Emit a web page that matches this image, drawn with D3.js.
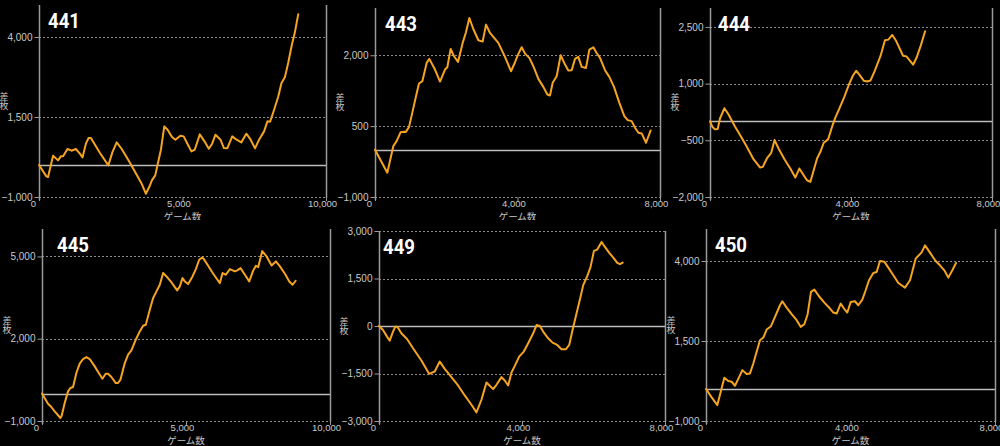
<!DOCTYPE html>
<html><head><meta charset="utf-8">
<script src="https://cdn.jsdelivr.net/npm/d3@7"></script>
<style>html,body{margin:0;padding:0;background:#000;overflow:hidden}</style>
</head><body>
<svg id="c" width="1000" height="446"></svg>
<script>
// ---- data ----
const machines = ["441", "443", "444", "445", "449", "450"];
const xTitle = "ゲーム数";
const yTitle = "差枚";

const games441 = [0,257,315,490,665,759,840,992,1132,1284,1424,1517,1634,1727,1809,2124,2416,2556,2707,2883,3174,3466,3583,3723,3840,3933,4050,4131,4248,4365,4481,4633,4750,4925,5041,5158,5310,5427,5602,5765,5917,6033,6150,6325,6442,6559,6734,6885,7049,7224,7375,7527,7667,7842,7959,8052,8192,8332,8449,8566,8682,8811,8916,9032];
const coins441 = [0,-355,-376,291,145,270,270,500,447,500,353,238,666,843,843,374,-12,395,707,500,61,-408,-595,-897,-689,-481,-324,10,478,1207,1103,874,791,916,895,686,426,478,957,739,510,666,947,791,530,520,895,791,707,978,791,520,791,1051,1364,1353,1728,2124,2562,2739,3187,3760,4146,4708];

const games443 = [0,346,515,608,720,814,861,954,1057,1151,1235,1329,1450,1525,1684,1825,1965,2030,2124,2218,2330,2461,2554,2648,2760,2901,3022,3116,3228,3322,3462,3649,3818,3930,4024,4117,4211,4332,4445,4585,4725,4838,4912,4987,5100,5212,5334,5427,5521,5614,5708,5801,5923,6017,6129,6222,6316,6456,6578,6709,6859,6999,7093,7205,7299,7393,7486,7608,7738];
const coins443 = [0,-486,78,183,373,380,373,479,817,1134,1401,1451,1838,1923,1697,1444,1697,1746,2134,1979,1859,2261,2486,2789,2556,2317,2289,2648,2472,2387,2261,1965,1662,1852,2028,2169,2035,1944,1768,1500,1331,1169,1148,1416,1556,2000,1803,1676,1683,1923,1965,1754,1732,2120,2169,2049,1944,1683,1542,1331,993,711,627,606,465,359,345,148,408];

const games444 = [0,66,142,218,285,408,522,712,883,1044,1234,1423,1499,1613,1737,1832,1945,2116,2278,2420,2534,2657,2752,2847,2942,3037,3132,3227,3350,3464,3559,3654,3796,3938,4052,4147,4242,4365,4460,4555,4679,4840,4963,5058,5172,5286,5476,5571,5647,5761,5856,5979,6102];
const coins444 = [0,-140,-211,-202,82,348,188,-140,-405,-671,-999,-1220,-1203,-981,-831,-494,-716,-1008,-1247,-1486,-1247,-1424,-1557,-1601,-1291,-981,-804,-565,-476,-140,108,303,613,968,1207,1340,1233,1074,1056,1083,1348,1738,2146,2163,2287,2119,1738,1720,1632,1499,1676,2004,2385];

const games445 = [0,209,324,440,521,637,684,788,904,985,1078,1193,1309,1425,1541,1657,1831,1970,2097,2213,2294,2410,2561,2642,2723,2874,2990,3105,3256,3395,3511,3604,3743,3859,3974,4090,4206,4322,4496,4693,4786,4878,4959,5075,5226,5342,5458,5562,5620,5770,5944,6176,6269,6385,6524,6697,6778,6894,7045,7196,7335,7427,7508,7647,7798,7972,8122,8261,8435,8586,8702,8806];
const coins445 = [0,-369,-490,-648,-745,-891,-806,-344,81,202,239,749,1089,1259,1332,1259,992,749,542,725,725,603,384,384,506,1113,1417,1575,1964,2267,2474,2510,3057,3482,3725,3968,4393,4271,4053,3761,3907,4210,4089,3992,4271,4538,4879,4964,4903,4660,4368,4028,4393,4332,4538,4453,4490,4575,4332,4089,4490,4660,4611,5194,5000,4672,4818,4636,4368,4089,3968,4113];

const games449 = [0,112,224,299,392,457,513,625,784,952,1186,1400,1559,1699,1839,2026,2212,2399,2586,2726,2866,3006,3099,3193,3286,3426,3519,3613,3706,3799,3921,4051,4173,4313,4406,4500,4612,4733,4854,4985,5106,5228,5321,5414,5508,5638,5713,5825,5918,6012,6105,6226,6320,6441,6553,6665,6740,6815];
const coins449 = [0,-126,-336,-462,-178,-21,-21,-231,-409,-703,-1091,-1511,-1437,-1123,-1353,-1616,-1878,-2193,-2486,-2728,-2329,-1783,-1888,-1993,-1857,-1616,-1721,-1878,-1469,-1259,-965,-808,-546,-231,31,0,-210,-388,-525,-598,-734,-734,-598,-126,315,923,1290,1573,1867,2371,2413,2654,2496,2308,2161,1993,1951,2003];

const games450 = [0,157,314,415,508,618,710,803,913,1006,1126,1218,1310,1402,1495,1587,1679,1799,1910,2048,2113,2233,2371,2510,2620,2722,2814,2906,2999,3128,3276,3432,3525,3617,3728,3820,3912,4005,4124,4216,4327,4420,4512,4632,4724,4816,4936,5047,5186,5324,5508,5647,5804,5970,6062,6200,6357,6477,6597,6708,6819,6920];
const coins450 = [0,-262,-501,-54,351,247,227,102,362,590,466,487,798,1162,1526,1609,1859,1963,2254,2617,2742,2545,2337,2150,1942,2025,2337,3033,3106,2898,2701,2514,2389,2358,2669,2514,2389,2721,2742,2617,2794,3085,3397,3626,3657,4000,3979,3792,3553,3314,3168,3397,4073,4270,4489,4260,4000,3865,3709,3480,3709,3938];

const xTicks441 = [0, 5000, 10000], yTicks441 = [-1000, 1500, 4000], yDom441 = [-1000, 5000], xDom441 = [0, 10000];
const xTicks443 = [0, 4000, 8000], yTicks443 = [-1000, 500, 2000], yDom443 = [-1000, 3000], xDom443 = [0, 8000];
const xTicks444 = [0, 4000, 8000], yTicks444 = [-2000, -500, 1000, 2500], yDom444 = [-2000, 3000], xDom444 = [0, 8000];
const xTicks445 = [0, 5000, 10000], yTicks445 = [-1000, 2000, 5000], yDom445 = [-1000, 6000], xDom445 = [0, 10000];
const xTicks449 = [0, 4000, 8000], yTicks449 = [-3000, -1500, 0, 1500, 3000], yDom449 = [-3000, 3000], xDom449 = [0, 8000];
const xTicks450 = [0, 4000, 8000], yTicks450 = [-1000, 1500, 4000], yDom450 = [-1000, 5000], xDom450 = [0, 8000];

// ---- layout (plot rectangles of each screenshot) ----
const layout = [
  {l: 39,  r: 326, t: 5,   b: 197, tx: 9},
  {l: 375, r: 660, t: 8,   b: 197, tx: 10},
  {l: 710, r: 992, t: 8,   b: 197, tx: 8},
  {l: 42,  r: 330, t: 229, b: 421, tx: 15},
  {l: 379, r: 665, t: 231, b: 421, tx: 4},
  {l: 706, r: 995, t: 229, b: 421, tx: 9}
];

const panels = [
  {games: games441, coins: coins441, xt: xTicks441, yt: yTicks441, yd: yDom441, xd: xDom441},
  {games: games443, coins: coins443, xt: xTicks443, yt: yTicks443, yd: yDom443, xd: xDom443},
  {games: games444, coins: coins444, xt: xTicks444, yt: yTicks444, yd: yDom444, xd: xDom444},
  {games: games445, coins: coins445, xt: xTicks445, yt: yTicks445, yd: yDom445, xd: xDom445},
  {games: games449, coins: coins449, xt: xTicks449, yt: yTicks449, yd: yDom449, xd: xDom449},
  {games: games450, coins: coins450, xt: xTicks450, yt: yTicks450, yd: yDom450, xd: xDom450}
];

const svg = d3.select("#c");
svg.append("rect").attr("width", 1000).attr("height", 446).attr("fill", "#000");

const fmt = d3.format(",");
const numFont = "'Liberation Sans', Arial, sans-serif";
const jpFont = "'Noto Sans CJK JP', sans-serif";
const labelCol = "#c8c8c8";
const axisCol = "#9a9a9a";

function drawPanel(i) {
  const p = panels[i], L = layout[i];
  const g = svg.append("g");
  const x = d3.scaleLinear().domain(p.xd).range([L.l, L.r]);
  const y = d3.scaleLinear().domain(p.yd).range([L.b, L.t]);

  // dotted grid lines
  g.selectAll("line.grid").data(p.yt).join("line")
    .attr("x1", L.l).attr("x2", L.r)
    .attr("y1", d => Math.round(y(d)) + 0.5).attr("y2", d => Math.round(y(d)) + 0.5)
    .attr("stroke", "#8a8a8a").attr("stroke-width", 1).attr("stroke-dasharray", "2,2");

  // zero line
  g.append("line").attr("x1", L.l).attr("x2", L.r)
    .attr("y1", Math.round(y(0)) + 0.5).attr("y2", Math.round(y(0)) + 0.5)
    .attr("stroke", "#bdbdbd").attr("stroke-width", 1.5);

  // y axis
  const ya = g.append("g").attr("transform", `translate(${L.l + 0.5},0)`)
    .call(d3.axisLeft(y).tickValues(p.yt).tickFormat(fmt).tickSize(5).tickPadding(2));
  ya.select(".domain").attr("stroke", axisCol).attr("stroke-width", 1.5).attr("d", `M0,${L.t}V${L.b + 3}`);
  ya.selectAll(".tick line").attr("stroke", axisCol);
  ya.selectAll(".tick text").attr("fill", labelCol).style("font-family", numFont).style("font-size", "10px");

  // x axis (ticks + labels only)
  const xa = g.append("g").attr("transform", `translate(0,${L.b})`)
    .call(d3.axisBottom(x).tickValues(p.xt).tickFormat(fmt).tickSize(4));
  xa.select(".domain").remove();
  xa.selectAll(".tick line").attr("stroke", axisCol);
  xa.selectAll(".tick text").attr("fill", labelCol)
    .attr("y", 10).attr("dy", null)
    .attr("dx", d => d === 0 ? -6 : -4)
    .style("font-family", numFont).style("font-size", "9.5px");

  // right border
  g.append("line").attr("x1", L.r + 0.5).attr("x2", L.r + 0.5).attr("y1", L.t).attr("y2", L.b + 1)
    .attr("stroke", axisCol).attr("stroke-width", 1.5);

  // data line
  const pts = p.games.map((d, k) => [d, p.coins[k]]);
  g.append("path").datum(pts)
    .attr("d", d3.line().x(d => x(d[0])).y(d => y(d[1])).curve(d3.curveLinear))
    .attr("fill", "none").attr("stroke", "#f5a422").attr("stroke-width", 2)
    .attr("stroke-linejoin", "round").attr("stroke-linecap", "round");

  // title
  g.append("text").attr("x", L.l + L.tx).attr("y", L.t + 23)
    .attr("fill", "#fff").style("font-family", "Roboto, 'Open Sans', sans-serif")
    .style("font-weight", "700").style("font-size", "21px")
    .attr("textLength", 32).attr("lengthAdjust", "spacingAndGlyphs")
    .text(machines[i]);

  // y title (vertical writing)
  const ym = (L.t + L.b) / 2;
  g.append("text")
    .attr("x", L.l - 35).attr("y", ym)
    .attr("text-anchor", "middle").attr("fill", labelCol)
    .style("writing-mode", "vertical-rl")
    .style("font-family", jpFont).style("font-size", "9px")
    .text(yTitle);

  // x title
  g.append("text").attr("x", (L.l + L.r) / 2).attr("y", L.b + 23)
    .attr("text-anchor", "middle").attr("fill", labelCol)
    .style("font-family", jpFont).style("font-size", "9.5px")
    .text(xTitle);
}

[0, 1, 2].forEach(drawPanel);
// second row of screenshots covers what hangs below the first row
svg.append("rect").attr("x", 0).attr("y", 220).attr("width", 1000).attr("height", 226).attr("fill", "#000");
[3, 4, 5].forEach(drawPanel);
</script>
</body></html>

==

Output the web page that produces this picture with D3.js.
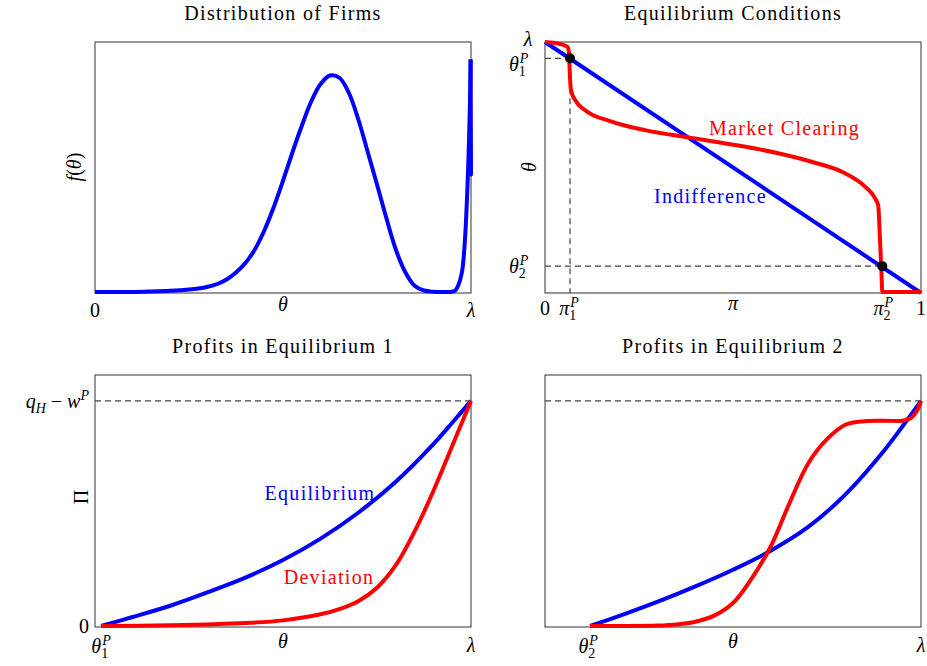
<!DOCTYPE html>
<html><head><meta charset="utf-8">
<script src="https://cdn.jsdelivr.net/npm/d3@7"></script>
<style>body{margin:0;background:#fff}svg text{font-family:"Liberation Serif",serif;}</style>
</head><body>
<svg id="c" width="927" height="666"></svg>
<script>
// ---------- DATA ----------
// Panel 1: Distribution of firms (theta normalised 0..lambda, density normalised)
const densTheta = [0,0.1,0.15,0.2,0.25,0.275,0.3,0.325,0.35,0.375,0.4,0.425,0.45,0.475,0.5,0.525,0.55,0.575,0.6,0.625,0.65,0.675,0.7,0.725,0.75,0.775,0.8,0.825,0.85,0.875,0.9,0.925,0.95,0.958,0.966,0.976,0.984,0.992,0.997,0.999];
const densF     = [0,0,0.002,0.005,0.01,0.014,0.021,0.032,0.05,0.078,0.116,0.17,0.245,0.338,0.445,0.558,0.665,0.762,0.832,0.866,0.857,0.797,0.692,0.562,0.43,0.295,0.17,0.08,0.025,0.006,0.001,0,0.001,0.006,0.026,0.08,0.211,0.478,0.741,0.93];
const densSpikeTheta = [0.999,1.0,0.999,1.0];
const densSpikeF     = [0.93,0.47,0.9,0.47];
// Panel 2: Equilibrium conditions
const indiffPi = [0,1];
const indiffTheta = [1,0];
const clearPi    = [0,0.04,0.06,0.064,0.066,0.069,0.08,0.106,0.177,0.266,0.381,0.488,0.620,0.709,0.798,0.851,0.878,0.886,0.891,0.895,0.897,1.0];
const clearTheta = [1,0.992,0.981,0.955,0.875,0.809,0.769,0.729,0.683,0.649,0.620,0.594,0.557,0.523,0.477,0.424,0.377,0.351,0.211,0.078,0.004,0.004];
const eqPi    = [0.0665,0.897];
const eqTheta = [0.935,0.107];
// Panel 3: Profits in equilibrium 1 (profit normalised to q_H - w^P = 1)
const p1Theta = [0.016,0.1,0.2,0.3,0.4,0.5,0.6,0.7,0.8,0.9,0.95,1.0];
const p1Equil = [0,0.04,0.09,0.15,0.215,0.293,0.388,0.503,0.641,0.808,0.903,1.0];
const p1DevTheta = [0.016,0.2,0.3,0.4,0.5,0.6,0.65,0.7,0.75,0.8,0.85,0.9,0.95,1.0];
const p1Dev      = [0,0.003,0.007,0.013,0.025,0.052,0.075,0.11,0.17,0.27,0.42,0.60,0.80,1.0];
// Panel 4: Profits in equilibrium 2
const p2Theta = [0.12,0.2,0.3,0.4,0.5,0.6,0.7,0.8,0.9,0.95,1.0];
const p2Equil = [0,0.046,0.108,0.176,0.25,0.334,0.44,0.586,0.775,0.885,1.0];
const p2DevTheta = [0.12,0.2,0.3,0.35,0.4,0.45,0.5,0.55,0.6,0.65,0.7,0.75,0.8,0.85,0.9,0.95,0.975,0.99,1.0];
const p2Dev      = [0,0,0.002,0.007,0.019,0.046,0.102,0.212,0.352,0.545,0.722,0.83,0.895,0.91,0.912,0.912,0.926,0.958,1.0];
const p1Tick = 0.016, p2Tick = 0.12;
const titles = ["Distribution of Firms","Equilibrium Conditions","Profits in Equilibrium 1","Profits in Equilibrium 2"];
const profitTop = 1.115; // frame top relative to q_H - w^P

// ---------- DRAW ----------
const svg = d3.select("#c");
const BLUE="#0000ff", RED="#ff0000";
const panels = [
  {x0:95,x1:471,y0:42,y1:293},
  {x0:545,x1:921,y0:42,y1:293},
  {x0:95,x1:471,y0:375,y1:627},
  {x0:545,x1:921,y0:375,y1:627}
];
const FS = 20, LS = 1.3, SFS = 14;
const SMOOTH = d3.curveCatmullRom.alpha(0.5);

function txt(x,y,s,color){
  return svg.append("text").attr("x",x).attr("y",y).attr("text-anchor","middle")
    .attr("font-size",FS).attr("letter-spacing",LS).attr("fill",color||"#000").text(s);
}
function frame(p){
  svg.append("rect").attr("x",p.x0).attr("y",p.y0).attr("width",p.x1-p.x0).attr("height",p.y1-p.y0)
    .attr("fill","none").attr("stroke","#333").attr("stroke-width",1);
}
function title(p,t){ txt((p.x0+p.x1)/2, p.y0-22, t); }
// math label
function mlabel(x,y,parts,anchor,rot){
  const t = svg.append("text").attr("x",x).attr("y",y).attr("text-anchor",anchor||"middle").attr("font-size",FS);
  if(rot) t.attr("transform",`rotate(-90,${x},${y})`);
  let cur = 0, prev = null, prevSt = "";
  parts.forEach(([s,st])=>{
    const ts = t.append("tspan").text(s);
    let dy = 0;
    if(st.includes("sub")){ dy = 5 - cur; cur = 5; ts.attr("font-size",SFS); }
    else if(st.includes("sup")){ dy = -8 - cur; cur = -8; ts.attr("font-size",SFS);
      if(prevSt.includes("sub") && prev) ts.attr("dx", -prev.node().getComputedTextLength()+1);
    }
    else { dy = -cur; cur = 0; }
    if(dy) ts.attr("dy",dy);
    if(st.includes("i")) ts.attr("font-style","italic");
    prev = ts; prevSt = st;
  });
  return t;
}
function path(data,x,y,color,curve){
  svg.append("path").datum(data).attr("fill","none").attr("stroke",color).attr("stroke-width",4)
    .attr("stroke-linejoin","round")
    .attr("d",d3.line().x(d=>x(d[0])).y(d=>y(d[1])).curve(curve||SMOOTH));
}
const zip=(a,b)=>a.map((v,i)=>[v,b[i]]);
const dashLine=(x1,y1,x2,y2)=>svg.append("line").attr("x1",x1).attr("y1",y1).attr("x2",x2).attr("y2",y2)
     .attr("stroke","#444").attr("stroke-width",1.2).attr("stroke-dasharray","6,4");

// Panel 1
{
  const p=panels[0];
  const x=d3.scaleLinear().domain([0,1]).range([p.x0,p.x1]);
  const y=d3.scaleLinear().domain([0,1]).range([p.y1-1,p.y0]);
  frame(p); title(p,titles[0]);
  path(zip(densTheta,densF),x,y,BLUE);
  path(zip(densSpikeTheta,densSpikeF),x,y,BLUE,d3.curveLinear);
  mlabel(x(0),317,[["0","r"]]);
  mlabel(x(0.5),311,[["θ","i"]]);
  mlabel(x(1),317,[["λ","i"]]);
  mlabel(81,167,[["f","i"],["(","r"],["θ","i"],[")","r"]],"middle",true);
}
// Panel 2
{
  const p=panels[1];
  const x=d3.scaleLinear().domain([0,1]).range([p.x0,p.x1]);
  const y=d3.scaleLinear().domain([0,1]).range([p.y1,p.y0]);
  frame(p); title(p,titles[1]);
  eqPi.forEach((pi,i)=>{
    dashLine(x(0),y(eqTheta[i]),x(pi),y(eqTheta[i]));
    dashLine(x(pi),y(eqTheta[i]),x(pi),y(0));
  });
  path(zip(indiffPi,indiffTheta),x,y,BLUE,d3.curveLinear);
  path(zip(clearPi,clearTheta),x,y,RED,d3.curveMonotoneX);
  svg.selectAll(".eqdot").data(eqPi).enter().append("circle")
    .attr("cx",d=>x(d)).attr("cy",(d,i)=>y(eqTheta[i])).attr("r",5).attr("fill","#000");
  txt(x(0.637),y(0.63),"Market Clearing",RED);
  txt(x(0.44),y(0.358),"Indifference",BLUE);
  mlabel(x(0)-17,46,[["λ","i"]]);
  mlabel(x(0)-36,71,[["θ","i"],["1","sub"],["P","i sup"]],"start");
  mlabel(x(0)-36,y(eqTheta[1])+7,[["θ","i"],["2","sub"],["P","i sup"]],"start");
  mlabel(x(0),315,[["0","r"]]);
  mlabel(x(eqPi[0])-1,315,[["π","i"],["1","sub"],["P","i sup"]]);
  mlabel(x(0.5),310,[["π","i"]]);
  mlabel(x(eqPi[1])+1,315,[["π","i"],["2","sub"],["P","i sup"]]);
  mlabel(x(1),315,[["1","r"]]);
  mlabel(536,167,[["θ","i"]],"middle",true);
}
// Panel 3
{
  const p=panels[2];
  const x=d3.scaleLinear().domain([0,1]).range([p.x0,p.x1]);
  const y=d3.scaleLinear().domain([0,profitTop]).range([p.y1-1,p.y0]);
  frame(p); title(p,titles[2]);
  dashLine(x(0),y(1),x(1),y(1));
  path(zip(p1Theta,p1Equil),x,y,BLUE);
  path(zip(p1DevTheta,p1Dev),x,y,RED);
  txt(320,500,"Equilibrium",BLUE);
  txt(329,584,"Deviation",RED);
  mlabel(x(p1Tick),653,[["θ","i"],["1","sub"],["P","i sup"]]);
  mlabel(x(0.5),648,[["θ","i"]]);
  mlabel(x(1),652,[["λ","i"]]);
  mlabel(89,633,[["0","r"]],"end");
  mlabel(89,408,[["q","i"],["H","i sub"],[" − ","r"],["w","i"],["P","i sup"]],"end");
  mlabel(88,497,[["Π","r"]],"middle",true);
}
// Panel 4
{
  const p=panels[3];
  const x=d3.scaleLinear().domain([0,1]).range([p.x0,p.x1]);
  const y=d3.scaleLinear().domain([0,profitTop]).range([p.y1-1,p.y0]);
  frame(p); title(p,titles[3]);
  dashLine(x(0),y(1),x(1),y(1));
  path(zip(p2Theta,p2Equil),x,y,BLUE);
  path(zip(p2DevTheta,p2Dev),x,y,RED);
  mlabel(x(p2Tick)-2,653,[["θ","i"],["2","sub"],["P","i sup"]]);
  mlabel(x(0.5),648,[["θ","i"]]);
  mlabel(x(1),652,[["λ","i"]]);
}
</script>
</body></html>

▶ What the task requires: Collect, from the material above, every line containing the word "with".

▶ Correct answer:
Emit a web page that matches this image, drawn with D3.js.
Output the web page that produces this picture with D3.js.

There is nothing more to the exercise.